***** Source data *****

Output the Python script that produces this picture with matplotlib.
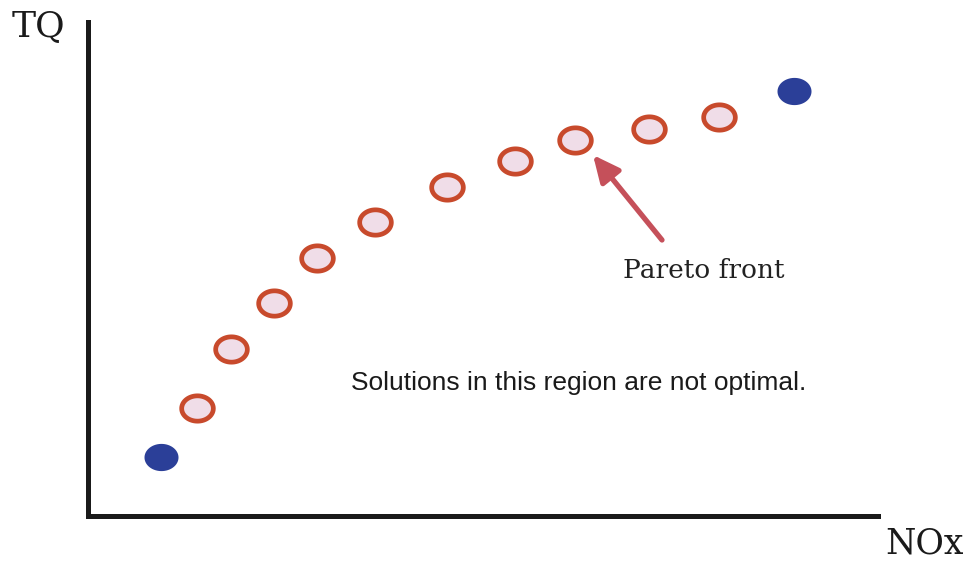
import numpy as np
import matplotlib
matplotlib.use("Agg")
import matplotlib.pyplot as plt
from matplotlib.path import Path

# trade-off points (axis units, origin at the axes corner)
front_x = [109, 143, 186, 229, 287, 359, 427, 487, 561, 631]
front_y = [108, 167, 213, 258, 294, 329, 355, 376, 387, 399]
extreme_x = [73, 706]
extreme_y = [59, 425]

W, H = 970, 564
fig = plt.figure(figsize=(W / 100, H / 100), dpi=100)
ax = fig.add_axes([88 / W, (H - 516) / H, (878 - 88) / W, (516 - 22) / H])
ax.set_xlim(0, 790)
ax.set_ylim(0, 494)

# flattened ellipse marker
t = np.linspace(0, 2 * np.pi, 60)
ell = Path(np.column_stack([np.cos(t), 0.8 * np.sin(t)]), closed=True)

ax.plot(front_x, front_y, linestyle='none', marker=ell, markersize=22.8,
        markerfacecolor='#f0dde8', markeredgecolor='#c84a2c', markeredgewidth=3.4)
ax.plot(extreme_x, extreme_y, linestyle='none', marker=ell, markersize=24.5,
        markerfacecolor='#2b3f98', markeredgecolor='none')

ax.annotate('', xy=(505, 361), xytext=(574, 276),
            arrowprops=dict(arrowstyle='-|>,head_length=1.6,head_width=0.75',
                            color='#c5505a', lw=3.8, shrinkA=0, shrinkB=0))
ax.text(616, 246, 'Pareto front', family='DejaVu Serif', fontsize=19,
        ha='center', va='center', color='#222222')
ax.text(491, 133, 'Solutions in this region are not optimal.',
        family='Liberation Sans', fontsize=19, ha='center', va='center',
        color='#1a1a1a')

for side in ['top', 'right']:
    ax.spines[side].set_visible(False)
for side in ['left', 'bottom']:
    ax.spines[side].set_linewidth(3.6)
    ax.spines[side].set_color('#1a1a1a')
ax.set_xticks([])
ax.set_yticks([])

fig.text(38 / W, 1 - 27 / H, 'TQ', family='DejaVu Serif', fontsize=26,
         ha='center', va='center', color='#1a1a1a')
fig.text(924 / W, 1 - 544 / H, 'NOx', family='DejaVu Serif', fontsize=25,
         ha='center', va='center', color='#1a1a1a')

fig.savefig('out.png', dpi=100)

*****

From the material above, reproduce everything verbatim except the pictures.

Answer to the problem:
Output the Python script that produces this picture with matplotlib.
import numpy as np
import matplotlib
matplotlib.use("Agg")
import matplotlib.pyplot as plt
from matplotlib.path import Path

# trade-off points (axis units, origin at the axes corner)
front_x = [109, 143, 186, 229, 287, 359, 427, 487, 561, 631]
front_y = [108, 167, 213, 258, 294, 329, 355, 376, 387, 399]
extreme_x = [73, 706]
extreme_y = [59, 425]

W, H = 970, 564
fig = plt.figure(figsize=(W / 100, H / 100), dpi=100)
ax = fig.add_axes([88 / W, (H - 516) / H, (878 - 88) / W, (516 - 22) / H])
ax.set_xlim(0, 790)
ax.set_ylim(0, 494)

# flattened ellipse marker
t = np.linspace(0, 2 * np.pi, 60)
ell = Path(np.column_stack([np.cos(t), 0.8 * np.sin(t)]), closed=True)

ax.plot(front_x, front_y, linestyle='none', marker=ell, markersize=22.8,
        markerfacecolor='#f0dde8', markeredgecolor='#c84a2c', markeredgewidth=3.4)
ax.plot(extreme_x, extreme_y, linestyle='none', marker=ell, markersize=24.5,
        markerfacecolor='#2b3f98', markeredgecolor='none')

ax.annotate('', xy=(505, 361), xytext=(574, 276),
            arrowprops=dict(arrowstyle='-|>,head_length=1.6,head_width=0.75',
                            color='#c5505a', lw=3.8, shrinkA=0, shrinkB=0))
ax.text(616, 246, 'Pareto front', family='DejaVu Serif', fontsize=19,
        ha='center', va='center', color='#222222')
ax.text(491, 133, 'Solutions in this region are not optimal.',
        family='Liberation Sans', fontsize=19, ha='center', va='center',
        color='#1a1a1a')

for side in ['top', 'right']:
    ax.spines[side].set_visible(False)
for side in ['left', 'bottom']:
    ax.spines[side].set_linewidth(3.6)
    ax.spines[side].set_color('#1a1a1a')
ax.set_xticks([])
ax.set_yticks([])

fig.text(38 / W, 1 - 27 / H, 'TQ', family='DejaVu Serif', fontsize=26,
         ha='center', va='center', color='#1a1a1a')
fig.text(924 / W, 1 - 544 / H, 'NOx', family='DejaVu Serif', fontsize=25,
         ha='center', va='center', color='#1a1a1a')

fig.savefig('out.png', dpi=100)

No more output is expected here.